Great! I am not very familiar with optimization and I did not know what is considered a big amount. Thank you very much for your help and your suggestions. I will take a close and deep look on the recommended packages.
You can try Nelder Mead if it’s not too many parameters. This version I created fits the entire parameter space followed by fits over pairs of parameters. And supports bounds by penalizing the objective, although I’m not sure how stable it is for a wide range of problems. It’s not registered, but feel free to try this module.
There is almost always a better derivative-free optimization algorithm … especially for smooth functions … than Nelder–Mead, which has been obsolete for decades (and is known to fail to converge in some cases). If the function is smooth (twice differentiable, even if you don’t have access to the derivatives), I usually recommend the Powell algorithms like COBYLA or BOBYQA; see also Conn’s book Derivative-Free Optimization.
IIRC, Nelder–Mead with bounds applied naively has a tendency to run into problems due to degenerate simplices packed against the bounds.
More generally, simple penalties in the objective (barrier functions) require a lot of care as a way to implement constraints. Implemented naively, they can lead to suboptimal results (for diverging barriers that don’t allow the variables to get close enough to the constraints), allow infeasible points (for finite barriers), and/or make the optimization “stiff” (ill-conditioned Hessian) and slowly converging (for barriers that are too steep).
One good way to add constraints into an unconstrained optimization method is an augmented-Lagrangian approach, but this still needs to repeat the optimization several times in order to adaptively tune the penalty strengths.
It’s usually better to employ an optimization algorithm that is built to support the constraints that you want, in my experience. And there are lots of algorithms that support simple bound constraints, such as the Powell algorithms I mentioned above.
You’ve raised several valid points.
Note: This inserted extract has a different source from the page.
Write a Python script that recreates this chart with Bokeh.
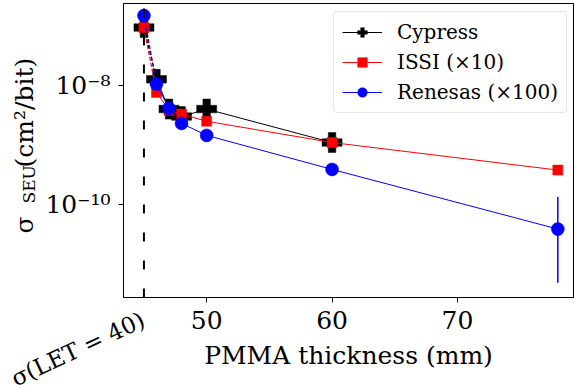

No solver is best for every problem. In the case of bounds, I’ve found good behavior by using parameter transformations with NM too. However
Nelder–Mead, which has been obsolete for decades (and is known to fail to converge in some cases).
I wouldn’t call it obsolete.
I’ve worked on several curve fitting-like problems where scipy’s entire suite of solvers failed to find the optimal solution, including Powell, whereas my iterative NM finds it. But maybe an iterative Powell algorithm would perform even better.
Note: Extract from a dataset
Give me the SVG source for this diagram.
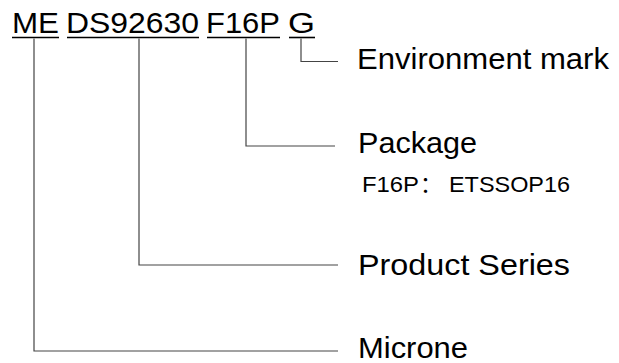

The “Powell” method in scipy’s minimize function refers to a much older method from Powell (1964) than the BOBYQA and Prima.jl algorithms I suggested above. Powell published very different and greatly superior (in my experience) derivative-free quasi-Newton methods decades after the 1964 work.
(Powell is one of the seminal figures in the field of nonlinear optimization, so there are many different algorithms that bear his name.)
Of course, if you have a function that is non-smooth, that rules out a lot of the “nicer” methods, and you are usually well advised to reformulate your problem into a smooth NLP if possible. The other key concern is that of local vs. global minima — if your function has many local minima, and you apply a local optimization algorithm, it is largely luck + initialization that determines which local optimum is found. In such cases, you may have to resort to global optimization algorithms, often followed by local minimization to “polish” the solution accuracy. I’m guessing that you were in one of these two situations if the other solvers “failed”.